Les différences sont encore criantes dans le peloton : la masse salariale de l'équipe Sky, dévoilée par le site spécialisé The Inner Ring (en anglais), représente trois fois le budget d'une équipe comme Europcar, qui compte dans ses rangs Thomas Voeckler et Pierre Rolland. Certaines équipes étrangères rémunèrent leurs coureurs comme travailleurs indépendants pour rogner sur les impôts. La Belgique n'a mis un terme à cette pratique qu'en 2013, relève La Dernière Heure.

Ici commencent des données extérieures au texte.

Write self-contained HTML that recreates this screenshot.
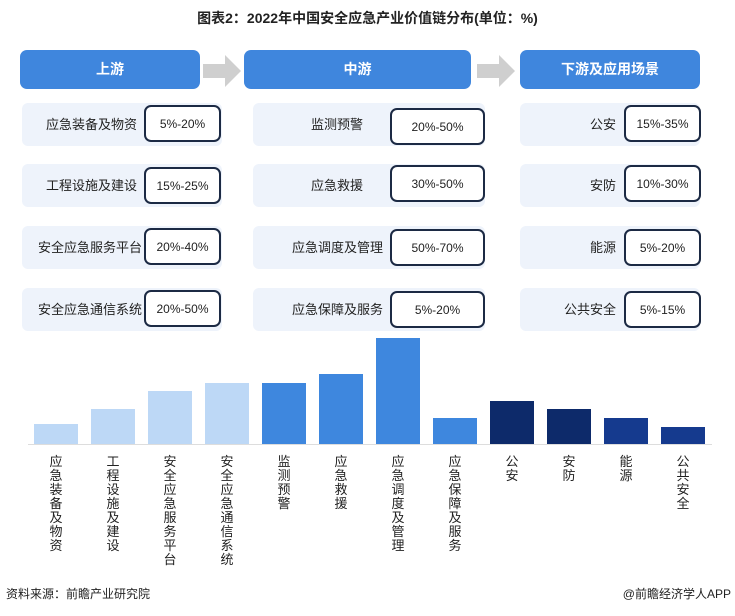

Dans le documentaire "Le Prix de l'échappée" diffusé sur France 2, Steve Chainel, coureur d'AG2R La Mondiale, explique gagner "entre 130 000 euros et 180 000 euros annuels suivant les primes". En fin de contrat et écarté par son équipe, il sait que sa valeur marchande décroît au fur et à mesure que l'échéance de son contrat approche. Surtout si les résultats ne viennent pas.

Le chômage et la crise sont des réalités qui touchent durement le peloton.  "En juin, certains coureurs avaient des propositions à 200 000 euros par an. Aujourd’hui, ils sont à 40 000 euros", racontait en novembre 2013 l'agent de coureurs Michel Gros, sur 20minutes.fr. Une vingtaine de coureurs français sont actuellement sur le carreau, sur 120 pros. Au total, une centaine de coureurs n'ont pas d'équipe en Europe. 

La précarité touchait déjà le peloton des décennies plus tôt : en 1974, sur 99 coureurs pros français, une cinquantaine fut au chômage après l'arrêt de plusieurs équipes emblématiques, comme Bic. Le Nouvel Obs résume leurs rendez-vous avec l'ancêtre de Pole emploi. "Le plus souvent, les indemnités chômage sont refusées aux cyclistes professionnels, à qui l'on conseille simplement de changer de métier." L'après-carrière est toujours aussi délicat. Beaucoup d'anciens pros qui ne sont pas restés dans le milieu ouvrent un magasin de vélos ou acceptent le premier job venu, faute de qualifications. Comme le coureur irlandais Ciaran Power, qui raconte sur le site spécialisé Sticky Bottle : "Je suis passé d'interviewer sur RTE, la télévision irlandaise, à accepter un petit job au smic dans une usine le lundi suivant. C'était très dur."